I have been reading the monthly income and expenses reports of personal finance bloggers around the world. It's always an interesting experience because you get to see the impact of different tax systems, employee vs self-employed income differences, retirement fund scheme contribution variations etc.
I will include commentary on each item to provide some context to these figures as applied to our specific situation in Singapore. I should note that the figures may vary widely for another working couple at our age (30 and 28) in Singapore employed in similar or other industries. This is due to differences in level of experience, field of work, family and personal circumstances etc.
The amount of S$12,000 represents our combined monthly gross salary from being employed full-time in the accounting and banking industries. It also includes our annual bonuses (about 1 month gross salary each) averaged across 12 months.
The annual bonus is a big deal in Singapore and I was quite surprised by it when I first returned from Australia. I never received an annual bonus while working in the same accounting firm in Melbourne and Sydney. Then again, the base salary tends to be higher in Australia compared to Singapore, which probably made up for it.
Given that we have been working for about 6 years in the same fields, S$12,000 is probably a reasonable combined amount to be pulling in considering we work the average number of hours each day in Singapore i.e. 9am to 7pm.
The amount of S$500 represents the distributions we receive from our ETF and share holdings. Dividends paid by a Singapore resident company are tax-exempt under the one-tier corporate tax system when received by an individual. Hence, most of our distributions are not included as taxable income in our annual personal income tax returns.
The amount of S$500 represents the interest we receive from our corporate bond and cash holdings. Interest paid by approved banks and debt securities in Singapore is tax-exempt when received by an individual. Hence, most of our interest earned is not included as taxable income in our annual personal income tax returns.
The amount of S$2,700 represents our monthly payment on our housing loan at the current interest rate of about 2.2%. This gets adjusted every 3 months based on the prevailing 3 month SOR + 1%.
The amount of S$2,400 represents the 20% of our combined monthly gross salary of S$12,000 that is a mandatory employee contribution into the national retirement fund scheme - Central Provident Fund (CPF). This ensure that each Singaporean is contributing to his/her retirement as long as he/she remains active in the workforce.
Credit Card Bills
The amount of S$2,300 represents the monthly bill payments we make on all our credit cards. We try to charge most of our expenses to credit cards to get cash rebates. In fact, this is how I contribute funds to my parents as well even though I no longer live with them - by letting them charge the family utilities, cable, broadband and groceries expenses to my supplementary card.
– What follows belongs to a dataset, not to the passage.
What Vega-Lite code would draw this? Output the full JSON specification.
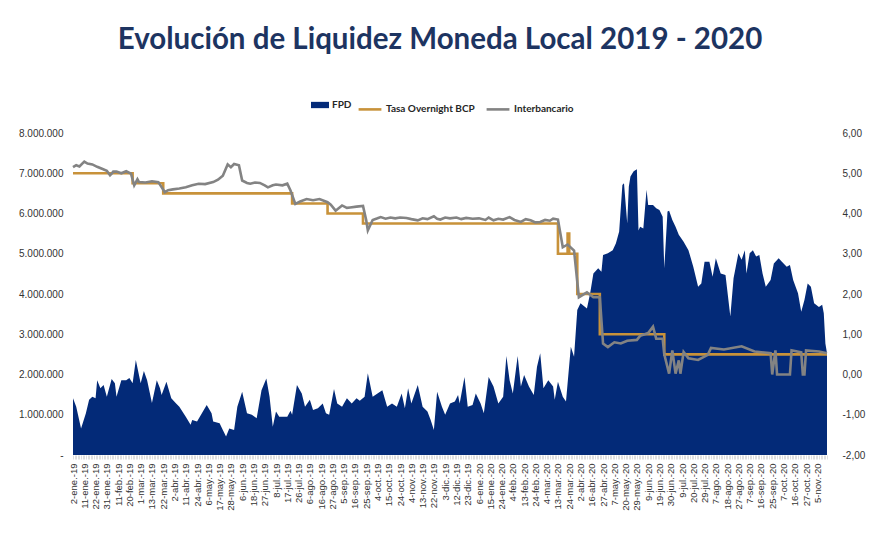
{
"$schema": "https://vega.github.io/schema/vega-lite/v6.json",
"autosize": "none",
"width": 754,
"height": 322,
"padding": {"left": 73, "top": 133, "right": 56, "bottom": 79},
"background": "white",
"config": {
  "locale": {"number": {"decimal": ",", "thousands": ".", "grouping": [3], "currency": ["", ""], "minus": "-"}},
  "view": {"stroke": null},
  "axis": {"grid": false, "domain": false, "ticks": false, "labelFont": "Liberation Sans", "labelFontSize": 10, "labelColor": "#333333"},
  "legend": {"padding": 0}
},
"title": {"text": "Evolución de Liquidez Moneda Local 2019 - 2020", "font": "Lato", "fontSize": 29.5, "fontWeight": "bold", "color": "#1d3461", "anchor": "middle", "frame": "group", "offset": 41, "dx": -10},
"datasets": {
"fpd": [{"i":0,"v":1410000},{"i":2,"v":1200000},{"i":5,"v":660000},{"i":8,"v":1040000},{"i":10,"v":1370000},{"i":12,"v":1450000},{"i":14,"v":1410000},{"i":15,"v":1860000},{"i":17,"v":1660000},{"i":19,"v":1740000},{"i":21,"v":1450000},{"i":24,"v":1890000},{"i":26,"v":1780000},{"i":27,"v":1450000},{"i":30,"v":1860000},{"i":33,"v":1860000},{"i":35,"v":1910000},{"i":37,"v":1780000},{"i":39,"v":2360000},{"i":42,"v":1780000},{"i":44,"v":2090000},{"i":46,"v":1860000},{"i":49,"v":1290000},{"i":52,"v":1860000},{"i":54,"v":1660000},{"i":55,"v":1490000},{"i":58,"v":1820000},{"i":61,"v":1410000},{"i":64,"v":1280000},{"i":66,"v":1200000},{"i":70,"v":950000},{"i":73,"v":750000},{"i":74,"v":870000},{"i":77,"v":830000},{"i":80,"v":1040000},{"i":83,"v":1240000},{"i":86,"v":1040000},{"i":87,"v":830000},{"i":91,"v":790000},{"i":93,"v":620000},{"i":95,"v":460000},{"i":97,"v":660000},{"i":100,"v":620000},{"i":102,"v":1200000},{"i":105,"v":1570000},{"i":108,"v":1040000},{"i":111,"v":1000000},{"i":114,"v":910000},{"i":117,"v":1610000},{"i":120,"v":1900000},{"i":122,"v":1450000},{"i":124,"v":700000},{"i":126,"v":1080000},{"i":128,"v":950000},{"i":133,"v":950000},{"i":135,"v":1100000},{"i":136,"v":1000000},{"i":139,"v":1740000},{"i":142,"v":1530000},{"i":144,"v":1200000},{"i":147,"v":1370000},{"i":149,"v":1120000},{"i":152,"v":1160000},{"i":155,"v":1280000},{"i":157,"v":1040000},{"i":159,"v":1000000},{"i":162,"v":1640000},{"i":164,"v":1280000},{"i":167,"v":1200000},{"i":170,"v":1410000},{"i":173,"v":1280000},{"i":176,"v":1410000},{"i":178,"v":1350000},{"i":181,"v":1450000},{"i":183,"v":2030000},{"i":186,"v":1450000},{"i":189,"v":1530000},{"i":192,"v":1610000},{"i":195,"v":1200000},{"i":198,"v":1280000},{"i":201,"v":1200000},{"i":204,"v":1530000},{"i":206,"v":1160000},{"i":208,"v":1660000},{"i":210,"v":1280000},{"i":214,"v":1740000},{"i":217,"v":1200000},{"i":220,"v":1080000},{"i":222,"v":870000},{"i":224,"v":620000},{"i":226,"v":1570000},{"i":229,"v":1200000},{"i":231,"v":1000000},{"i":234,"v":1280000},{"i":237,"v":1330000},{"i":239,"v":1490000},{"i":240,"v":1280000},{"i":243,"v":1940000},{"i":245,"v":1200000},{"i":248,"v":1240000},{"i":250,"v":1530000},{"i":253,"v":1280000},{"i":255,"v":1040000},{"i":258,"v":1940000},{"i":261,"v":1700000},{"i":264,"v":1280000},{"i":267,"v":1450000},{"i":269,"v":2460000},{"i":271,"v":1860000},{"i":273,"v":1530000},{"i":276,"v":2460000},{"i":278,"v":1700000},{"i":280,"v":1990000},{"i":283,"v":1700000},{"i":286,"v":1490000},{"i":288,"v":2190000},{"i":290,"v":2530000},{"i":292,"v":1660000},{"i":295,"v":1860000},{"i":298,"v":1700000},{"i":299,"v":1370000},{"i":301,"v":1820000},{"i":304,"v":1450000},{"i":306,"v":1330000},{"i":309,"v":2690000},{"i":311,"v":2440000},{"i":313,"v":3600000},{"i":315,"v":3770000},{"i":319,"v":3640000},{"i":321,"v":4020000},{"i":323,"v":4510000},{"i":326,"v":4640000},{"i":328,"v":4550000},{"i":329,"v":4970000},{"i":332,"v":5010000},{"i":335,"v":5090000},{"i":337,"v":5260000},{"i":339,"v":5550000},{"i":341,"v":6710000},{"i":342,"v":6750000},{"i":344,"v":5750000},{"i":345,"v":6670000},{"i":346,"v":6920000},{"i":348,"v":7050000},{"i":350,"v":7100000},{"i":351,"v":5580000},{"i":352,"v":5670000},{"i":354,"v":5630000},{"i":356,"v":6590000},{"i":357,"v":6210000},{"i":360,"v":6210000},{"i":362,"v":6130000},{"i":364,"v":6090000},{"i":366,"v":5920000},{"i":367,"v":4640000},{"i":369,"v":6050000},{"i":370,"v":6070000},{"i":372,"v":5840000},{"i":374,"v":5670000},{"i":376,"v":5470000},{"i":379,"v":5300000},{"i":382,"v":5090000},{"i":385,"v":4680000},{"i":388,"v":4180000},{"i":390,"v":4260000},{"i":392,"v":4800000},{"i":395,"v":4800000},{"i":397,"v":4430000},{"i":399,"v":4890000},{"i":402,"v":4510000},{"i":405,"v":4470000},{"i":408,"v":3440000},{"i":410,"v":4390000},{"i":413,"v":5010000},{"i":415,"v":4850000},{"i":417,"v":5090000},{"i":418,"v":4510000},{"i":420,"v":5010000},{"i":422,"v":5090000},{"i":424,"v":4930000},{"i":426,"v":4970000},{"i":428,"v":4510000},{"i":430,"v":4180000},{"i":433,"v":4350000},{"i":435,"v":4760000},{"i":438,"v":4890000},{"i":440,"v":4800000},{"i":443,"v":4680000},{"i":445,"v":4720000},{"i":447,"v":4350000},{"i":450,"v":4020000},{"i":452,"v":3560000},{"i":454,"v":3850000},{"i":456,"v":4260000},{"i":458,"v":4180000},{"i":460,"v":3770000},{"i":463,"v":3680000},{"i":465,"v":3730000},{"i":466,"v":3520000},{"i":467,"v":2770000},{"i":468,"v":2530000}],
"tasa": [{"i":0,"v":5.0},{"i":37,"v":4.75},{"i":56,"v":4.5},{"i":136,"v":4.25},{"i":158,"v":4.0},{"i":180,"v":3.75},{"i":301,"v":3.0},{"i":307,"v":3.5},{"i":308,"v":3.0},{"i":313,"v":2.0},{"i":327,"v":1.0},{"i":367,"v":0.5},{"i":468,"v":0.5}],
"inter": [{"i":0,"v":5.15},{"i":2,"v":5.2},{"i":4,"v":5.17},{"i":7,"v":5.29},{"i":9,"v":5.24},{"i":12,"v":5.22},{"i":15,"v":5.16},{"i":18,"v":5.11},{"i":21,"v":5.06},{"i":23,"v":4.95},{"i":24,"v":4.99},{"i":25,"v":5.04},{"i":27,"v":5.04},{"i":30,"v":5.0},{"i":33,"v":5.05},{"i":36,"v":4.99},{"i":38,"v":4.7},{"i":40,"v":4.85},{"i":41,"v":4.78},{"i":45,"v":4.77},{"i":49,"v":4.8},{"i":53,"v":4.78},{"i":57,"v":4.53},{"i":59,"v":4.58},{"i":62,"v":4.6},{"i":66,"v":4.62},{"i":70,"v":4.65},{"i":74,"v":4.7},{"i":78,"v":4.74},{"i":82,"v":4.73},{"i":87,"v":4.78},{"i":90,"v":4.84},{"i":93,"v":4.94},{"i":96,"v":5.22},{"i":98,"v":5.15},{"i":100,"v":5.23},{"i":103,"v":5.2},{"i":105,"v":4.82},{"i":108,"v":4.76},{"i":110,"v":4.74},{"i":113,"v":4.77},{"i":116,"v":4.76},{"i":119,"v":4.7},{"i":121,"v":4.65},{"i":124,"v":4.7},{"i":126,"v":4.72},{"i":130,"v":4.7},{"i":133,"v":4.74},{"i":135,"v":4.57},{"i":138,"v":4.24},{"i":141,"v":4.3},{"i":145,"v":4.36},{"i":149,"v":4.33},{"i":153,"v":4.36},{"i":158,"v":4.28},{"i":160,"v":4.22},{"i":163,"v":4.07},{"i":167,"v":4.2},{"i":170,"v":4.14},{"i":172,"v":4.15},{"i":176,"v":4.17},{"i":180,"v":4.19},{"i":182,"v":3.83},{"i":183,"v":3.58},{"i":186,"v":3.84},{"i":189,"v":3.88},{"i":191,"v":3.91},{"i":194,"v":3.87},{"i":197,"v":3.9},{"i":200,"v":3.88},{"i":203,"v":3.9},{"i":207,"v":3.89},{"i":210,"v":3.86},{"i":214,"v":3.83},{"i":217,"v":3.88},{"i":220,"v":3.86},{"i":224,"v":3.93},{"i":226,"v":3.87},{"i":228,"v":3.85},{"i":231,"v":3.9},{"i":234,"v":3.88},{"i":238,"v":3.9},{"i":241,"v":3.86},{"i":244,"v":3.89},{"i":248,"v":3.87},{"i":252,"v":3.88},{"i":256,"v":3.84},{"i":258,"v":3.9},{"i":261,"v":3.83},{"i":264,"v":3.87},{"i":267,"v":3.85},{"i":271,"v":3.91},{"i":274,"v":3.84},{"i":278,"v":3.79},{"i":281,"v":3.86},{"i":284,"v":3.83},{"i":287,"v":3.78},{"i":290,"v":3.79},{"i":293,"v":3.84},{"i":296,"v":3.82},{"i":298,"v":3.87},{"i":301,"v":3.85},{"i":304,"v":3.16},{"i":307,"v":3.23},{"i":311,"v":3.08},{"i":314,"v":1.92},{"i":319,"v":2.04},{"i":323,"v":1.92},{"i":327,"v":1.92},{"i":329,"v":0.77},{"i":332,"v":0.68},{"i":336,"v":0.8},{"i":340,"v":0.77},{"i":344,"v":0.84},{"i":350,"v":0.86},{"i":352,"v":0.96},{"i":357,"v":1.03},{"i":360,"v":1.19},{"i":362,"v":0.89},{"i":366,"v":0.89},{"i":367,"v":0.5},{"i":370,"v":0.02},{"i":372,"v":0.6},{"i":374,"v":0.02},{"i":376,"v":0.35},{"i":377,"v":0.02},{"i":379,"v":0.56},{"i":382,"v":0.4},{"i":388,"v":0.36},{"i":394,"v":0.49},{"i":396,"v":0.66},{"i":404,"v":0.62},{"i":415,"v":0.7},{"i":423,"v":0.57},{"i":433,"v":0.53},{"i":434,"v":0.0},{"i":436,"v":0.6},{"i":437,"v":0.0},{"i":445,"v":0.0},{"i":446,"v":0.6},{"i":452,"v":0.55},{"i":453,"v":0.0},{"i":454,"v":0.0},{"i":455,"v":0.6},{"i":463,"v":0.57},{"i":468,"v":0.53}]
},
"encoding": {
  "x": {"field": "i", "type": "quantitative", "scale": {"domain": [0, 468], "nice": false, "zero": false},
    "axis": {"title": null, "tickCount": 468, "ticks": true, "tickSize": 4, "tickColor": "#c8c8c8", "tickWidth": 0.6, "labelAngle": -90, "labelFontSize": 9.5, "labelPadding": 4, "labelOverlap": false, "labelBound": false,
      "labelExpr": "datum.value % 7 === 0 ? ['2-ene.-19','11-ene.-19','22-ene.-19','31-ene.-19','11-feb.-19','20-feb.-19','1-mar.-19','13-mar.-19','22-mar.-19','2-abr.-19','11-abr.-19','24-abr.-19','6-may.-19','17-may.-19','28-may.-19','6-jun.-19','18-jun.-19','27-jun.-19','8-jul.-19','17-jul.-19','26-jul.-19','6-ago.-19','16-ago.-19','27-ago.-19','5-sep.-19','16-sep.-19','25-sep.-19','4-oct.-19','15-oct.-19','24-oct.-19','4-nov.-19','13-nov.-19','22-nov.-19','3-dic.-19','12-dic.-19','23-dic.-19','6-ene.-20','15-ene.-20','24-ene.-20','4-feb.-20','13-feb.-20','24-feb.-20','4-mar.-20','13-mar.-20','24-mar.-20','2-abr.-20','16-abr.-20','27-abr.-20','7-may.-20','20-may.-20','29-may.-20','9-jun.-20','19-jun.-20','30-jun.-20','9-jul.-20','20-jul.-20','29-jul.-20','7-ago.-20','18-ago.-20','27-ago.-20','7-sep.-20','16-sep.-20','25-sep.-20','7-oct.-20','16-oct.-20','27-oct.-20','5-nov.-20'][datum.value / 7] : ''"}}
},
"layer": [
  {
    "data": {"name": "fpd"},
    "mark": {"type": "area", "interpolate": "linear"},
    "encoding": {
      "y": {"field": "v", "type": "quantitative", "scale": {"domain": [0, 8000000], "nice": false},
        "axis": {"title": null, "orient": "left", "values": [0,1000000,2000000,3000000,4000000,5000000,6000000,7000000,8000000], "format": ",.0f", "labelPadding": 10, "labelExpr": "datum.value === 0 ? '-' : datum.label"}},
      "fill": {"datum": "FPD", "scale": {"domain": ["FPD"], "range": ["#032a78"]},
        "legend": {"title": null, "orient": "none", "legendX": 238, "legendY": -37, "direction": "horizontal", "symbolType": "M-1,-0.35H1V0.35H-1Z", "symbolSize": 324, "symbolStrokeWidth": 0, "labelFont": "Lato", "labelFontWeight": "bold", "labelFontSize": 10, "labelColor": "#262626", "labelOffset": 3}}
    }
  },
  {
    "layer": [
      {
        "data": {"name": "tasa"},
        "mark": {"type": "line", "interpolate": "step-after", "strokeWidth": 2.6},
        "encoding": {
          "y": {"field": "v", "type": "quantitative", "scale": {"domain": [-2, 6], "nice": false},
            "axis": {"title": null, "orient": "right", "values": [-2,-1,0,1,2,3,4,5,6], "format": ".2f", "labelPadding": 15}},
          "stroke": {"datum": "Tasa Overnight BCP", "scale": {"domain": ["Tasa Overnight BCP", "Interbancario"], "range": ["#c8923a", "#838383"]},
            "legend": {"title": null, "orient": "none", "legendX": 284, "legendY": -37, "direction": "horizontal", "symbolType": "stroke", "symbolSize": 520, "symbolStrokeWidth": 2.6, "labelFont": "Lato", "labelFontWeight": "bold", "labelFontSize": 10, "labelColor": "#262626", "labelOffset": 3, "columnPadding": 6}}
        }
      },
      {
        "data": {"name": "inter"},
        "mark": {"type": "line", "interpolate": "linear", "strokeWidth": 2.6},
        "encoding": {
          "y": {"field": "v", "type": "quantitative"},
          "stroke": {"datum": "Interbancario"}
        }
      }
    ]
  }
],
"resolve": {"scale": {"y": "independent"}}
}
The amount of S$800 represents the cash payments we make on expenses that can't be charged to our credit cards. This also includes cash transfers to our parents as monthly contributions and cash withdrawals for exchanging to foreign currencies when we travel.
Income & Property Tax
The amount of S$500 represents the monthly income tax and property tax interest-free instalment that we pay to IRAS. Singapore's personal income tax rates are low compared to the rest of the world. I can use the calculation of our annual tax liabilities as an example.
Our individual annual gross salary is S$72,000 (i.e. monthly gross salary of S$6,000 x 12 months). Taking into account the mandatory employee CPF contribution is tax deductible, each of our annual taxable income is S$57,600. The individual annual tax payable is about S$1,782 (i.e. effective tax rate of 3.1%).
This is one of the main benefits of working in Singapore. If you think about it, the mandatory employee CPF contribution not only increases your retirement funds but also decreases your tax liability. In addition to already low personal income tax rates, you can see how it helps by adding to our asset portfolio and provide us with more cash on hand.
Property tax rates on our owner-occupied apartment are progressive and applied on the Annual Value of the property. For an average 2-bedroom apartment like ours, the annual property tax is S$800 (i.e. effective tax rate of 2.9%).
We can pay our annual income and property taxes via an interest-free monthly instalment plan for a year, which reduces the drawdown of our cash holdings since the monthly amount payable is deducted over the next 12 months.
The amount of S$300 represents the monthly maintenance fees we pay to our apartment complex property manager. This covers the cost of maintaining the general health of shared facilities, day to day costs of the facilities' upkeep and long-term structural costs.
Our average monthly savings rate is 30.8% and this leaves us with S$4,000 as savings at the end of each month. We allocate this amount according to our asset allocation strategy to try and generate proportionate growth across our entire asset base. That way, we are less likely to neglect one of these aspects of our asset portfolio - investment, retirement and cash.